The state also recorded its fourth driest spring, Brisbane recorded its hottest day since 1981 with a high of 41.2C on December 16 and Townsville recorded its highest rainfall of 1259.8mm in a 10-day period in February, since 925.5mm was recorded in January 1953.

Phoenix Oxenbridge, 10, has some fun in the sun at Currumbin Alley. Picture: Adam Head
Phoenix Oxenbridge, 10, has some fun in the sun at Currumbin Alley. Picture: Adam Head

The incredible rainfall came from a monsoon trough and slow-moving low pressure system over the northern tropics from late January into early February.
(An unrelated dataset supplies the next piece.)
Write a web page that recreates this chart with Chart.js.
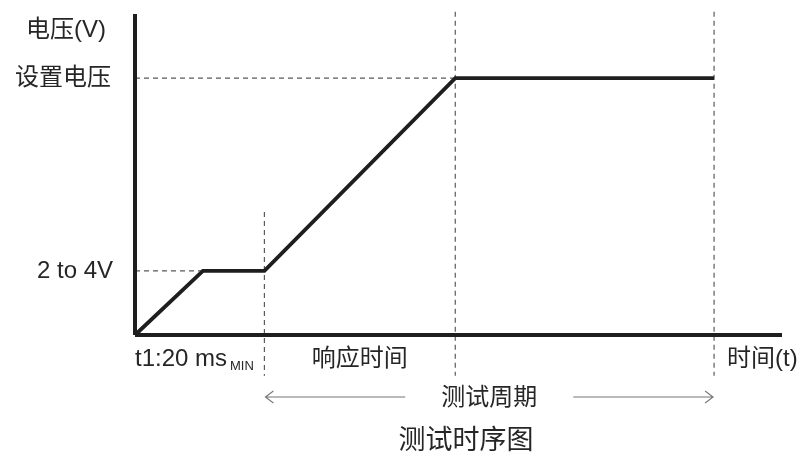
<!DOCTYPE html>
<html><head><meta charset="utf-8">
<script src="https://cdn.jsdelivr.net/npm/chart.js@4/dist/chart.umd.min.js"></script>
<style>html,body{margin:0;padding:0;background:#fff}#wrap{width:802px;height:455px}</style>
</head><body><div id="wrap"><canvas id="c" width="802" height="455"></canvas></div>
<script>
// ---- data (time in ms, voltage in V) ----
const timeMs   = [0, 10.5, 20, 49.5, 89.5];
const voltage  = [0, 3, 3, 12, 12];
const levelValues = [3, 12];
const levelLabels = ['2 to 4V', '设置电压'];
const axisLabels = ['电压(V)', '时间(t)'];
const phaseLabels = ['t1:20 ms', 'MIN', '响应时间', '测试周期'];
const titleText = '测试时序图';
const tMax = 100, vMax = 15;
const dashTop = [5.75, 15.1, 15.1];   // tops of vertical dashed markers (V)
const dashBottom = -1.9;              // bottoms (below axis)

const ink = '#1e1e1e', dashCol = '#5a5a5a', arrowCol = '#777';
const seg = (a, b, opt) => Object.assign({
  data: [a, b], showLine: true, pointRadius: 0, borderColor: dashCol,
  borderWidth: 1.2, borderDash: [5, 4], clip: false, fill: false, tension: 0
}, opt || {});

const datasets = [
  // axes
  seg({x: 0, y: 0}, {x: 0, y: vMax}, {borderColor: ink, borderWidth: 4, borderDash: []}),
  seg({x: 0, y: 0}, {x: tMax, y: 0}, {borderColor: ink, borderWidth: 4, borderDash: []}),
  // main waveform
  {data: timeMs.map((t, i) => ({x: t, y: voltage[i]})), showLine: true, pointRadius: 0,
   borderColor: ink, borderWidth: 3.8, clip: false, fill: false, tension: 0, borderJoinStyle: 'miter'},
  // dashed level guides
  seg({x: 0, y: levelValues[0]}, {x: timeMs[1], y: levelValues[0]}),
  seg({x: 0, y: levelValues[1]}, {x: timeMs[3], y: levelValues[1]}),
  // dashed time markers
  seg({x: timeMs[2], y: dashTop[0]}, {x: timeMs[2], y: dashBottom}),
  seg({x: timeMs[3], y: dashTop[1]}, {x: timeMs[3], y: dashBottom}),
  seg({x: timeMs[4], y: dashTop[2]}, {x: timeMs[4], y: dashBottom}),
];

const cjk = '"Liberation Sans", "Noto Sans CJK SC", sans-serif';
const labelsPlugin = {
  id: 'labels',
  afterDatasetsDraw(chart) {
    const ctx = chart.ctx, xs = chart.scales.x, ys = chart.scales.y, ca = chart.chartArea;
    ctx.save();
    ctx.fillStyle = '#262626';
    ctx.textBaseline = 'middle';
    // y-axis labels
    ctx.font = '24px ' + cjk;
    ctx.textAlign = 'center';
    ctx.fillText(axisLabels[0], 66, ys.getPixelForValue(14.25));
    ctx.textAlign = 'right';
    ctx.fillText(levelLabels[1], ca.left - 24, ys.getPixelForValue(levelValues[1]));
    ctx.font = '24px "Liberation Sans", sans-serif';
    ctx.fillText(levelLabels[0], ca.left - 22, ys.getPixelForValue(levelValues[0]) + 1);
    // x-axis labels
    const rowY = ca.bottom + 24;
    ctx.textAlign = 'left';
    ctx.font = '24px "Liberation Sans", sans-serif';
    const x0 = xs.getPixelForValue(0);
    ctx.fillText(phaseLabels[0], x0, rowY);
    const w = ctx.measureText(phaseLabels[0]).width;
    ctx.font = '13px "Liberation Sans", sans-serif';
    ctx.fillText(phaseLabels[1], x0 + w + 3, rowY + 7);
    ctx.font = '24px ' + cjk;
    ctx.textAlign = 'center';
    ctx.fillText(phaseLabels[2], (xs.getPixelForValue(timeMs[2]) + xs.getPixelForValue(timeMs[3])) / 2, rowY);
    ctx.textAlign = 'left';
    ctx.fillText(axisLabels[1], xs.getPixelForValue(timeMs[4]) + 13, rowY);
    // test period arrow
    const ax1 = xs.getPixelForValue(timeMs[2]), ax2 = xs.getPixelForValue(timeMs[4]);
    const mid = (ax1 + ax2) / 2, ay = ca.bottom + 62;
    ctx.textAlign = 'center';
    ctx.fillText(phaseLabels[3], mid, ay + 1);
    ctx.strokeStyle = arrowCol; ctx.lineWidth = 1.1;
    ctx.beginPath();
    ctx.moveTo(ax1 + 1, ay); ctx.lineTo(mid - 84, ay);
    ctx.moveTo(mid + 84, ay); ctx.lineTo(ax2 - 1, ay);
    ctx.moveTo(ax1 + 9, ay - 6); ctx.lineTo(ax1 + 1, ay); ctx.lineTo(ax1 + 9, ay + 6);
    ctx.moveTo(ax2 - 9, ay - 6); ctx.lineTo(ax2 - 1, ay); ctx.lineTo(ax2 - 9, ay + 6);
    ctx.stroke();
    // title
    ctx.font = '27px ' + cjk;
    ctx.fillText(titleText, 466, ca.bottom + 107);
    ctx.restore();
  }
};

new Chart(document.getElementById('c'), {
  type: 'scatter',
  data: {datasets},
  options: {
    responsive: false, animation: false, devicePixelRatio: 1,
    layout: {padding: {left: 135, right: 20, top: 14, bottom: 120}},
    plugins: {legend: {display: false}, tooltip: {enabled: false}},
    scales: {
      x: {type: 'linear', min: 0, max: tMax, display: false},
      y: {type: 'linear', min: 0, max: vMax, display: false}
    }
  },
  plugins: [labelsPlugin]
});
</script></body></html>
Paluma, Woolshed and Bluewater in the Townsville region all reported 12-day accumulated totals of more than 2000mm.

Record rainfall was also recorded in previously drought-affected regions of Julia Creek and Richmond in the Gulf Country and North West Queensland.

Several homes and hundreds of thousands of hectares were destroyed in bushfires in Yeppoon, while southeast Queensland firefighters battled devastating blazes that tore through iconic landmarks such as the Binna Burra Lodge in the Gold Coast Hinterland.

University of Southern Queensland disaster behaviour expert Dr Barbara Ryan predicted Queenslanders would continue to be unprepared for bushfires.

"We haven't ever had weather conditions like we had since the Rockhampton fires in 2018 - that was the first time we'd ever had a catastrophic fire day and that sort of weather we're really not prepared for," Dr Ryan said. "That's the case across Queensland now - we're starting to get extreme and catastrophic fire weather and once it gets to catastrophic, the fire services can't combat the fire - all they can try to do is save houses."


KEY FIGURES FROM 2019:

Birdsville records hottest day in 2019 with 49.3C on Christmas Eve.

Queensland's fourth driest spring on record.

Townsville smashes rainfall records with 1259.8mm in 10 days in February.

Brisbane equals hottest ever recorded day with 41.2C on December 16 (last recorded in 1981.)